◆ Task: Return the lines exactly as they stand, from the first of the material through the line containing "const PCT_GAP = 43;".

===

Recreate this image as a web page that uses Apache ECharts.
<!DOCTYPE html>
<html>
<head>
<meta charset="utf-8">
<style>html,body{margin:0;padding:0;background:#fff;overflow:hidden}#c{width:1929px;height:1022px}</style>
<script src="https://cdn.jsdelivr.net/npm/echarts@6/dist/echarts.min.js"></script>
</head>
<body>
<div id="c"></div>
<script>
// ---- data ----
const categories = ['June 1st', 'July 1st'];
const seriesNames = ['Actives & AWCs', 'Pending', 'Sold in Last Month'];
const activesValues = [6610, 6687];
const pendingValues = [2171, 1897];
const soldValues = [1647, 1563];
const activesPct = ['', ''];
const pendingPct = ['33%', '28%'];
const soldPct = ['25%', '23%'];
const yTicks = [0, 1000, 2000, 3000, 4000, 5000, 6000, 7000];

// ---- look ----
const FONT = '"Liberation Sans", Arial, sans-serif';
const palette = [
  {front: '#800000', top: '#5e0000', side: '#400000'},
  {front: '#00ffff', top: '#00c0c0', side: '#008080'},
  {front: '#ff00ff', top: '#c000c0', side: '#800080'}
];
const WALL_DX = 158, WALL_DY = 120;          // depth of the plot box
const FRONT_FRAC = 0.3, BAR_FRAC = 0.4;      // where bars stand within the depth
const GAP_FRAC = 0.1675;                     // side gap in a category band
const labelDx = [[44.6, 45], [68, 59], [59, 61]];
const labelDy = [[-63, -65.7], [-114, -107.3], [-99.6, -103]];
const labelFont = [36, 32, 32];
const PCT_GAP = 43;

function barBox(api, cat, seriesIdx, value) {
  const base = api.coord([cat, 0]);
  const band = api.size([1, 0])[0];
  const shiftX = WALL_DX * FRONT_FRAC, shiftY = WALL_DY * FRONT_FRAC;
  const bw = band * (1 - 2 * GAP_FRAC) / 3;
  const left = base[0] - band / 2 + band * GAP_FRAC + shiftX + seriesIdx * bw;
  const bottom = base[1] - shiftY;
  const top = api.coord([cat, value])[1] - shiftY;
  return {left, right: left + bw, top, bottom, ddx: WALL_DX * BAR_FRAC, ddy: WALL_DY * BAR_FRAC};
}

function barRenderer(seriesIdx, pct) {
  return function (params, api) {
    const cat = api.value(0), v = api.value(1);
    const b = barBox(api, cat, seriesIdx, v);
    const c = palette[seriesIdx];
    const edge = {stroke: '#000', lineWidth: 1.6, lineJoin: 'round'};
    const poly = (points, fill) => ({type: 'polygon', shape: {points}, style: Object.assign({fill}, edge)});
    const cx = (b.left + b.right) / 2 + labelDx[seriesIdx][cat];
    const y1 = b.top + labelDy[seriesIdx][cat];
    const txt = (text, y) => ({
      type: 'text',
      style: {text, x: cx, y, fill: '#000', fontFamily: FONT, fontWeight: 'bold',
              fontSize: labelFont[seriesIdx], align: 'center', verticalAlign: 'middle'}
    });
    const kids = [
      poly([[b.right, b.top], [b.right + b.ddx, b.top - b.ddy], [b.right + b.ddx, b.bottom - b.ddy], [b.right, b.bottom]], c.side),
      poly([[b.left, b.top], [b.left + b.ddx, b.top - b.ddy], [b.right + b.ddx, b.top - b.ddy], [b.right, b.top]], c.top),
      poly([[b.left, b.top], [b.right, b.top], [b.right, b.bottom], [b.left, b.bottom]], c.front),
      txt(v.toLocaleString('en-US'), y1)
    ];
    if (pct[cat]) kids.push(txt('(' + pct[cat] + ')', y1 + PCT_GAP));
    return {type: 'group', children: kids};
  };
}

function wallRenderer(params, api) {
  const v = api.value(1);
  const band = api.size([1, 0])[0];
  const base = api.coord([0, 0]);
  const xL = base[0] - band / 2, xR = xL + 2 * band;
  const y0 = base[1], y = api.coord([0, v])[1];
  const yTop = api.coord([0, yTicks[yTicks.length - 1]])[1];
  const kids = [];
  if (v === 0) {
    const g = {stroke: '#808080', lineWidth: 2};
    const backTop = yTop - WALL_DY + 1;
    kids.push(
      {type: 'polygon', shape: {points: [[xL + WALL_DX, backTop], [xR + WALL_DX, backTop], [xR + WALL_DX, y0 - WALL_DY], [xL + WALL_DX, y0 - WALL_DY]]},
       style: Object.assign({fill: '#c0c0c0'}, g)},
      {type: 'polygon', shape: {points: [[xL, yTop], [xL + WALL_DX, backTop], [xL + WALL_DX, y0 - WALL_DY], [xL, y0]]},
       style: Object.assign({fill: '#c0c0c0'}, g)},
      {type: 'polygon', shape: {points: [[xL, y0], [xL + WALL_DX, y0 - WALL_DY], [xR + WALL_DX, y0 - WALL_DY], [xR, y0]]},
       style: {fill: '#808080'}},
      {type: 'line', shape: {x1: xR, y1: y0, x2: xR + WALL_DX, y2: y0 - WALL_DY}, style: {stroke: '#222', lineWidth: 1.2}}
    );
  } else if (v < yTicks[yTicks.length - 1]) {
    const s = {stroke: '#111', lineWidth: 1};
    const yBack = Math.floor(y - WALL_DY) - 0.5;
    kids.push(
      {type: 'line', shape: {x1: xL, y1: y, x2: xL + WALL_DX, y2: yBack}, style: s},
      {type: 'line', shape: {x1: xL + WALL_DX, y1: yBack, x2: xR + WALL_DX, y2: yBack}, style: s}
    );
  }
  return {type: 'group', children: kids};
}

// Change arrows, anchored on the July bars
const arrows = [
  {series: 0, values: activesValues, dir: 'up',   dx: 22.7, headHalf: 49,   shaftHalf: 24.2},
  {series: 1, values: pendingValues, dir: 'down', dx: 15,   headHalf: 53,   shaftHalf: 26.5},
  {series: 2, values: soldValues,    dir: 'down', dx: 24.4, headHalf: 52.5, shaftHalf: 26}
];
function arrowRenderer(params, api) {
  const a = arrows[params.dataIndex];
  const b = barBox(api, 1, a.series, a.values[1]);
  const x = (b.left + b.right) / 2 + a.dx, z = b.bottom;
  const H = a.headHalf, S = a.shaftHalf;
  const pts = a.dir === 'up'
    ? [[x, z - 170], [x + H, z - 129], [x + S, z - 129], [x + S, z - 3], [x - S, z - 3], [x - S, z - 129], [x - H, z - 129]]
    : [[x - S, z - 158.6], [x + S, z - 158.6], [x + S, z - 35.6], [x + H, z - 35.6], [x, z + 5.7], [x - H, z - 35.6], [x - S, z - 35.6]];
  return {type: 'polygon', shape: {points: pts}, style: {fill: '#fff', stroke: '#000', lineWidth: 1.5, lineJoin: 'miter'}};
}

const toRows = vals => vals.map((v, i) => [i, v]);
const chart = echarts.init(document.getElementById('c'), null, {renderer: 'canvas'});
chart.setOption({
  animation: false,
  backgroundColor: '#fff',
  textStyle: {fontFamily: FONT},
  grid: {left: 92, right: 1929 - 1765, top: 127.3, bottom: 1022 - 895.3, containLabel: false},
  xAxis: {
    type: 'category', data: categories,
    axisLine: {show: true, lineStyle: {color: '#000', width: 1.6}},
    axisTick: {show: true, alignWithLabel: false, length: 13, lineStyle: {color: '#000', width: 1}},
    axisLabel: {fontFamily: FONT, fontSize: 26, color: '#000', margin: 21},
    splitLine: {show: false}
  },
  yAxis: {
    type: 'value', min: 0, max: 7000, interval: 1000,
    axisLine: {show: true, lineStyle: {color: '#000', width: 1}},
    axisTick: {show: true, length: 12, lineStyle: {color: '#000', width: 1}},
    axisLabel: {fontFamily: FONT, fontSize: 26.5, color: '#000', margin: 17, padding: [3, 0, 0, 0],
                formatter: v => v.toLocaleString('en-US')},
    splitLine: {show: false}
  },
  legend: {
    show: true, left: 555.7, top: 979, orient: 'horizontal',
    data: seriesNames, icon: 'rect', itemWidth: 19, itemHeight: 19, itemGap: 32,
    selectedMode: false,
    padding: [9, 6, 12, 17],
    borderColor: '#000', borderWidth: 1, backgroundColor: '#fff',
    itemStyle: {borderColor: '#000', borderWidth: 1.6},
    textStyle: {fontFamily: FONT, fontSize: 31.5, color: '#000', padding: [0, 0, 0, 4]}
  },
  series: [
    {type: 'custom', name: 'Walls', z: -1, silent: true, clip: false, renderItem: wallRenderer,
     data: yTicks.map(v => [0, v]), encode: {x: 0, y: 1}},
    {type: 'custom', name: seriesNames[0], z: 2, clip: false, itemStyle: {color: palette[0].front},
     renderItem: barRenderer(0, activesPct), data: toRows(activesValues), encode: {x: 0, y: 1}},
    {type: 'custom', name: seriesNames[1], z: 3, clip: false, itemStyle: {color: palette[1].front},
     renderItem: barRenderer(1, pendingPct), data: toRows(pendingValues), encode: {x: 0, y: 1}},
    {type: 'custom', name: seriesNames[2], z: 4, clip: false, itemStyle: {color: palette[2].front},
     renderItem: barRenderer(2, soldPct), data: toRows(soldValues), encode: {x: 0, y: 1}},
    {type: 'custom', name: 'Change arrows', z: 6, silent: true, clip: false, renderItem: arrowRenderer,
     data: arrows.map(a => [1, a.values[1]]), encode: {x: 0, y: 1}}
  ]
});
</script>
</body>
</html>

===

◆ Expected answer:
Recreate this image as a web page that uses Apache ECharts.
<!DOCTYPE html>
<html>
<head>
<meta charset="utf-8">
<style>html,body{margin:0;padding:0;background:#fff;overflow:hidden}#c{width:1929px;height:1022px}</style>
<script src="https://cdn.jsdelivr.net/npm/echarts@6/dist/echarts.min.js"></script>
</head>
<body>
<div id="c"></div>
<script>
// ---- data ----
const categories = ['June 1st', 'July 1st'];
const seriesNames = ['Actives & AWCs', 'Pending', 'Sold in Last Month'];
const activesValues = [6610, 6687];
const pendingValues = [2171, 1897];
const soldValues = [1647, 1563];
const activesPct = ['', ''];
const pendingPct = ['33%', '28%'];
const soldPct = ['25%', '23%'];
const yTicks = [0, 1000, 2000, 3000, 4000, 5000, 6000, 7000];

// ---- look ----
const FONT = '"Liberation Sans", Arial, sans-serif';
const palette = [
  {front: '#800000', top: '#5e0000', side: '#400000'},
  {front: '#00ffff', top: '#00c0c0', side: '#008080'},
  {front: '#ff00ff', top: '#c000c0', side: '#800080'}
];
const WALL_DX = 158, WALL_DY = 120;          // depth of the plot box
const FRONT_FRAC = 0.3, BAR_FRAC = 0.4;      // where bars stand within the depth
const GAP_FRAC = 0.1675;                     // side gap in a category band
const labelDx = [[44.6, 45], [68, 59], [59, 61]];
const labelDy = [[-63, -65.7], [-114, -107.3], [-99.6, -103]];
const labelFont = [36, 32, 32];
const PCT_GAP = 43;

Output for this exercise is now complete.